JOB »
Could you repeat, exactly as they stand, the lines between the one with "Write the Plotly.js code for this chart." and the one with "var rightTicks = [0,1000,2000,3000,4000,5000,6000,7000];", inclusive, minus the pictures?

***** DATA LISTING

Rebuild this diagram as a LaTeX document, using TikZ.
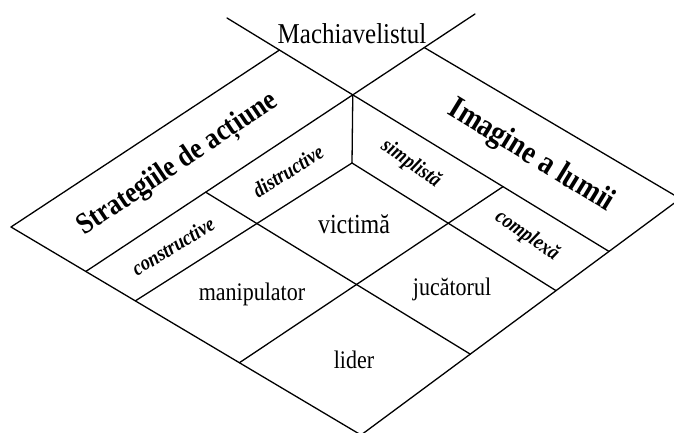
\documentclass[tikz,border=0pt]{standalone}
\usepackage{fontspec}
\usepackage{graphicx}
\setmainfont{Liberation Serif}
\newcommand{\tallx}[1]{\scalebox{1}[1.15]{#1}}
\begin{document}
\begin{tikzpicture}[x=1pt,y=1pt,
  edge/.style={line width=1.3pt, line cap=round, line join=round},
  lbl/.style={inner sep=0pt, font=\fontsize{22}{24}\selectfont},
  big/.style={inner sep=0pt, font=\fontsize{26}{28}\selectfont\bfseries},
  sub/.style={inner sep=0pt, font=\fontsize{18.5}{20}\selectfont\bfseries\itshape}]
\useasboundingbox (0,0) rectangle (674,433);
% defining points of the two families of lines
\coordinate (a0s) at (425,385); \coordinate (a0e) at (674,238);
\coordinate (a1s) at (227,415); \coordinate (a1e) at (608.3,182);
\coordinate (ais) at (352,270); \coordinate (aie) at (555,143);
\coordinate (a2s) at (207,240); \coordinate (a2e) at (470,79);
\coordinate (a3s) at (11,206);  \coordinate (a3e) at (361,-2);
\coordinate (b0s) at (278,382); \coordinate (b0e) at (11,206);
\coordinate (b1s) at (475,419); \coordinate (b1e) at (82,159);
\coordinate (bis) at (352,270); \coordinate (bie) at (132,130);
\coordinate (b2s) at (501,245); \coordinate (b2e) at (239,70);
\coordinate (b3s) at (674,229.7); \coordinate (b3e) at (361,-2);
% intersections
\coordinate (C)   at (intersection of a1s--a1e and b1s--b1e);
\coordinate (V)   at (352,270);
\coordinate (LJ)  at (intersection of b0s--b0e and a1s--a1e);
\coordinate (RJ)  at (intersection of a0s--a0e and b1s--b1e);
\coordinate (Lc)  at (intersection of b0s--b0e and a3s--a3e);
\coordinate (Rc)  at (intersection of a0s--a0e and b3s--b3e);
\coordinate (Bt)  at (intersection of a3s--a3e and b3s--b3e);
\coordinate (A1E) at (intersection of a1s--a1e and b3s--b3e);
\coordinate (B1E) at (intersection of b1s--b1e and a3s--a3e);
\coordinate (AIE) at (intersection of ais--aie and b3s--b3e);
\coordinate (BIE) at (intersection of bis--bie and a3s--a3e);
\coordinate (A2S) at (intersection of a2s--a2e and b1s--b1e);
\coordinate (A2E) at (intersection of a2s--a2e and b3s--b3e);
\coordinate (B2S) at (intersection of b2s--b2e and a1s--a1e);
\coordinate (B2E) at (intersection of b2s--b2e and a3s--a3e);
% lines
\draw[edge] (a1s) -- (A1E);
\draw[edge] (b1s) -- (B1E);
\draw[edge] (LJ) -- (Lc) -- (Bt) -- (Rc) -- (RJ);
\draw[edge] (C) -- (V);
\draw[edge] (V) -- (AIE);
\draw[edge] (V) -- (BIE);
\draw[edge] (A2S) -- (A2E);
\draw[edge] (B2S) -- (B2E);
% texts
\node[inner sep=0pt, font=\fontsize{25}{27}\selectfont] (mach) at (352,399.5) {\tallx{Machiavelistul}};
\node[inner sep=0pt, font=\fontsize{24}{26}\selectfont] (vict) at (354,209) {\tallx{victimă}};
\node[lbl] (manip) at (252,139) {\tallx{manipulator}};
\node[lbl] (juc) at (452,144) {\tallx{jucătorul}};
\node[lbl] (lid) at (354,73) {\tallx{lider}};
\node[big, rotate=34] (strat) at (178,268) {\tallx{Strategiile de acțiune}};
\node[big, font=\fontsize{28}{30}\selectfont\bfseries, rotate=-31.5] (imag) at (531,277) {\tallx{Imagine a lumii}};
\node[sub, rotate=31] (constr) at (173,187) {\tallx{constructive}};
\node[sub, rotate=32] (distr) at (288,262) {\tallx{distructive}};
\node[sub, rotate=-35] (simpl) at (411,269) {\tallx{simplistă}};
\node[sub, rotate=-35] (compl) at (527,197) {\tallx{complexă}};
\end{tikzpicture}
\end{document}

**********
***** DATA LISTING

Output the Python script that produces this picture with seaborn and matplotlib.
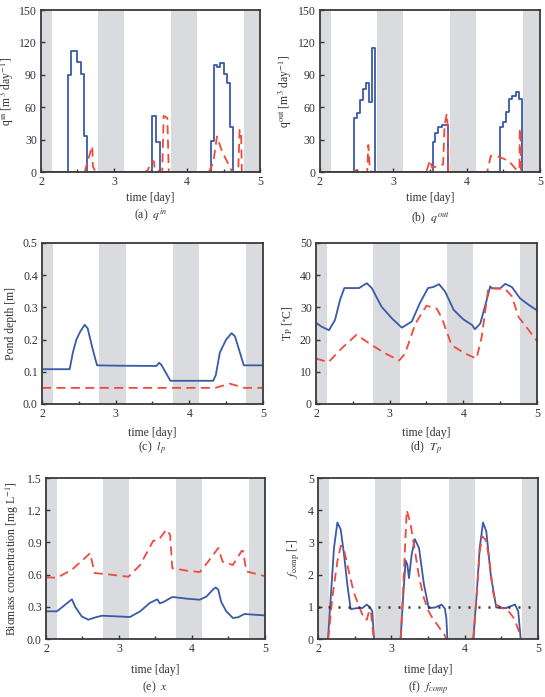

**********
***** DATA LISTING

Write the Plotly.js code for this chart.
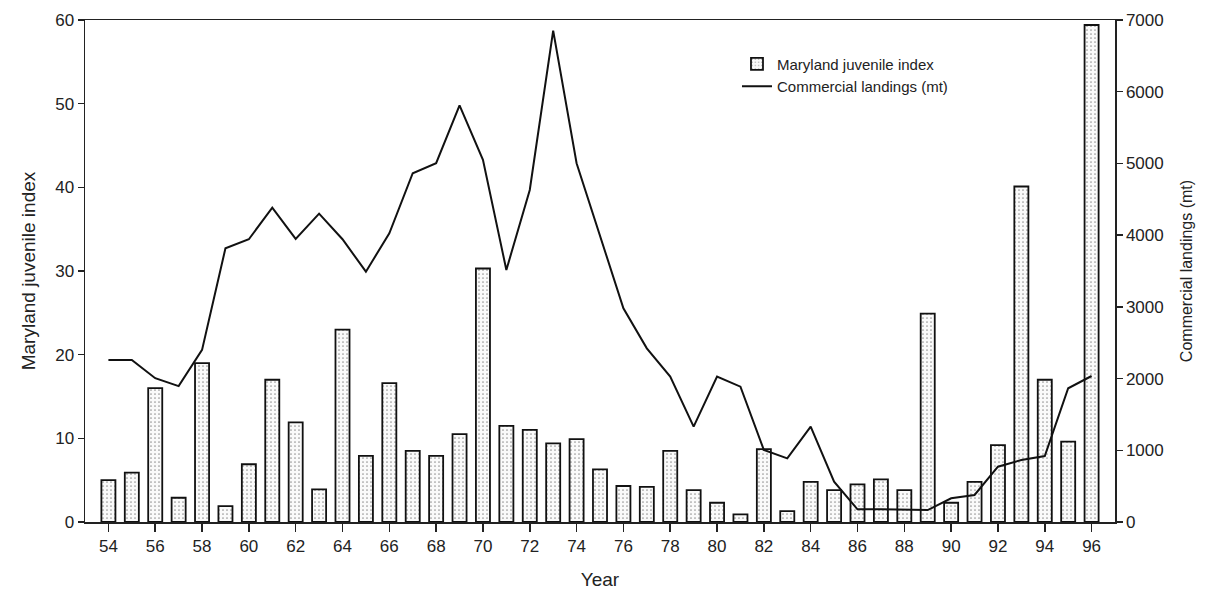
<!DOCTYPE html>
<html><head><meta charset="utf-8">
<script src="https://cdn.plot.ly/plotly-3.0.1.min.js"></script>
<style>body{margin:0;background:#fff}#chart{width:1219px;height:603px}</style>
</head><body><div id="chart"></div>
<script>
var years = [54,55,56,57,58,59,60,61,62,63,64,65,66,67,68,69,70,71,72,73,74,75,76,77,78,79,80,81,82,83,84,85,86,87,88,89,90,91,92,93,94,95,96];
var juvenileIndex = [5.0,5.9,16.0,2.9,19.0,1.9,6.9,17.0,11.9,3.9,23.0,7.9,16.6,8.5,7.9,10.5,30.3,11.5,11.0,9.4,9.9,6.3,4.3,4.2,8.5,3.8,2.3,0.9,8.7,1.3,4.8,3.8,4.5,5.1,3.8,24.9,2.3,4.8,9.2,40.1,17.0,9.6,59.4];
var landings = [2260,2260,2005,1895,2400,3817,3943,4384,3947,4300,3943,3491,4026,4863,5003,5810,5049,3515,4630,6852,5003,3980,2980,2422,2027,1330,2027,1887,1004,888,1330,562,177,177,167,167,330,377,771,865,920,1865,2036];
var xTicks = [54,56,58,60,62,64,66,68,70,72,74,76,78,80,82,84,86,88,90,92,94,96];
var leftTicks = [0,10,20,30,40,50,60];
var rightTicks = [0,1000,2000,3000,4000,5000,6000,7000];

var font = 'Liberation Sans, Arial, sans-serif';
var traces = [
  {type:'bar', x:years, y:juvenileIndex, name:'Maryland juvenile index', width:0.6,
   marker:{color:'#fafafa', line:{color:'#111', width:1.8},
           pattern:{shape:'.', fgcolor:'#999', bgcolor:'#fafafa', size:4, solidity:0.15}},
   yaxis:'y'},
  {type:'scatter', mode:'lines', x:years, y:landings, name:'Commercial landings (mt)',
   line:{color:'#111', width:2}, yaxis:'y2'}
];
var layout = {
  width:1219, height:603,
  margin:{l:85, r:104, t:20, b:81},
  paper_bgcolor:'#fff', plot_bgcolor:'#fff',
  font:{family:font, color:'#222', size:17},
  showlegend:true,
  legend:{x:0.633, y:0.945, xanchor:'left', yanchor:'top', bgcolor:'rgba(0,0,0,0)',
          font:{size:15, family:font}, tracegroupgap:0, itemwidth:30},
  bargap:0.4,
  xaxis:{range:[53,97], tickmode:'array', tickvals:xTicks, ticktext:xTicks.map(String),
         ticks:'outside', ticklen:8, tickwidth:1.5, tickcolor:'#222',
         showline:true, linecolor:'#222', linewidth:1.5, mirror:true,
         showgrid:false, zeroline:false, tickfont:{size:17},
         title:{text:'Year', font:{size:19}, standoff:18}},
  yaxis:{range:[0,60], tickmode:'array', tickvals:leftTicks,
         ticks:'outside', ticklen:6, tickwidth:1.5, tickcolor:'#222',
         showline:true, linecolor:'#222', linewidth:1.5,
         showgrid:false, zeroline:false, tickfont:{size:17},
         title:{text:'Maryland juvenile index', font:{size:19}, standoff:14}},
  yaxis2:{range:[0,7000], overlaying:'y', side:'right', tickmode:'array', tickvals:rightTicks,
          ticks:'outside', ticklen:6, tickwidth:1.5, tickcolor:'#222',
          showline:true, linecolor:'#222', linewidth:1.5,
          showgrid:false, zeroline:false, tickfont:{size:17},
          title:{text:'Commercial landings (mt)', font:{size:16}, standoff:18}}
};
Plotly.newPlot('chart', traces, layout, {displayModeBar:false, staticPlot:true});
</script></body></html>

**********

COMPLETE RESPONSE »
Write the Plotly.js code for this chart.
<!DOCTYPE html>
<html><head><meta charset="utf-8">
<script src="https://cdn.plot.ly/plotly-3.0.1.min.js"></script>
<style>body{margin:0;background:#fff}#chart{width:1219px;height:603px}</style>
</head><body><div id="chart"></div>
<script>
var years = [54,55,56,57,58,59,60,61,62,63,64,65,66,67,68,69,70,71,72,73,74,75,76,77,78,79,80,81,82,83,84,85,86,87,88,89,90,91,92,93,94,95,96];
var juvenileIndex = [5.0,5.9,16.0,2.9,19.0,1.9,6.9,17.0,11.9,3.9,23.0,7.9,16.6,8.5,7.9,10.5,30.3,11.5,11.0,9.4,9.9,6.3,4.3,4.2,8.5,3.8,2.3,0.9,8.7,1.3,4.8,3.8,4.5,5.1,3.8,24.9,2.3,4.8,9.2,40.1,17.0,9.6,59.4];
var landings = [2260,2260,2005,1895,2400,3817,3943,4384,3947,4300,3943,3491,4026,4863,5003,5810,5049,3515,4630,6852,5003,3980,2980,2422,2027,1330,2027,1887,1004,888,1330,562,177,177,167,167,330,377,771,865,920,1865,2036];
var xTicks = [54,56,58,60,62,64,66,68,70,72,74,76,78,80,82,84,86,88,90,92,94,96];
var leftTicks = [0,10,20,30,40,50,60];
var rightTicks = [0,1000,2000,3000,4000,5000,6000,7000];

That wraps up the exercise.